In a one-on-one interview with NHJournal Tuesday, Gov. Chris Sununu followed a simple strategy for dealing with the messy controversy surrounding Brett Kavanaugh’s nomination to the Supreme Court: Stick with Susan Collins.

Sununu told NHJournal “I absolutely agree” with Sen. Collins (R-ME) and her view that “we must hear from both sides.”

In an interview on Monday, Sen. Collins said: “In order to assess the credibility of allegations, I want both individuals to come before Senate Judiciary Committee and testify under oath. It’s important we see both individuals answer the allegations. To be fair to both, we need to know what happened.”
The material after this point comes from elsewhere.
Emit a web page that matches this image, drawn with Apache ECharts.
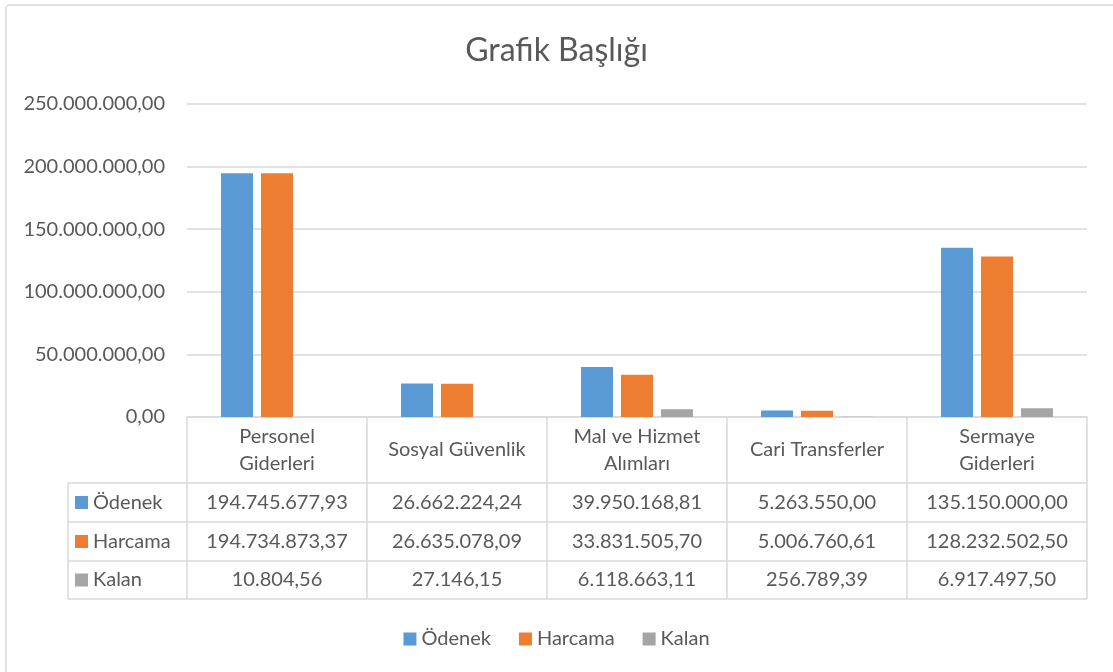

“I don’t know enough about Dr. [Christine Blasey] Ford and her allegations to reach that kind of judgment,” Collins added.  “Obviously if judge Kavanaugh has lied about what happened, that would be disqualifying.”

Sununu told NHJournal that he is not rescinding his endorsement of Kavanaugh, but instead–like Sen. Collins–is waiting for more information:

“The allegations are very serious, the U.S. Senate must look into it, they must take the process through, do their due diligence and get to the bottom of what really happened.  Making a judgment now based on a single allegation is inappropriate without hearing both sides.”

“And If he’s lying,” Sununu said of Kavanaugh, “that’s disqualifying–absolutely.”

Sen. Collins has since requested that the Senate Judiciary Committee allow lawyers for both Kavanaugh and Dr. Ford to question the other party during the hearing. This suggestion, and the premise that Dr. Ford should be expected to offer evidence of her accusation,  has ignited a firestorm among the anti-Kavanaugh forces. Former Clinton advisor Brian Fallon calls it “nuts.”  NARAL and the liberal activist group CREDO (among others) have released statements claiming that “The burden of proof is on Brett Kavanaugh,” and it’s his job to prove that he’s innocent, not his accuser’s job to offer any evidence or corroboration for her claims.

Rejecting the American tradition of “innocent until proven guilty” may be a winner in deep-blue corners of America where anti-Kavanaugh activists are in a frenzy.  But it’s unlikely to play well among swing voters in New Hampshire.  By rejecting the anti-Kavanaugh extremism, treating Dr. Ford’s allegation seriously (unlike some other NH Republicans), and embracing the Collins approach, Gov. Sununu has found a way navigate the current political turmoil.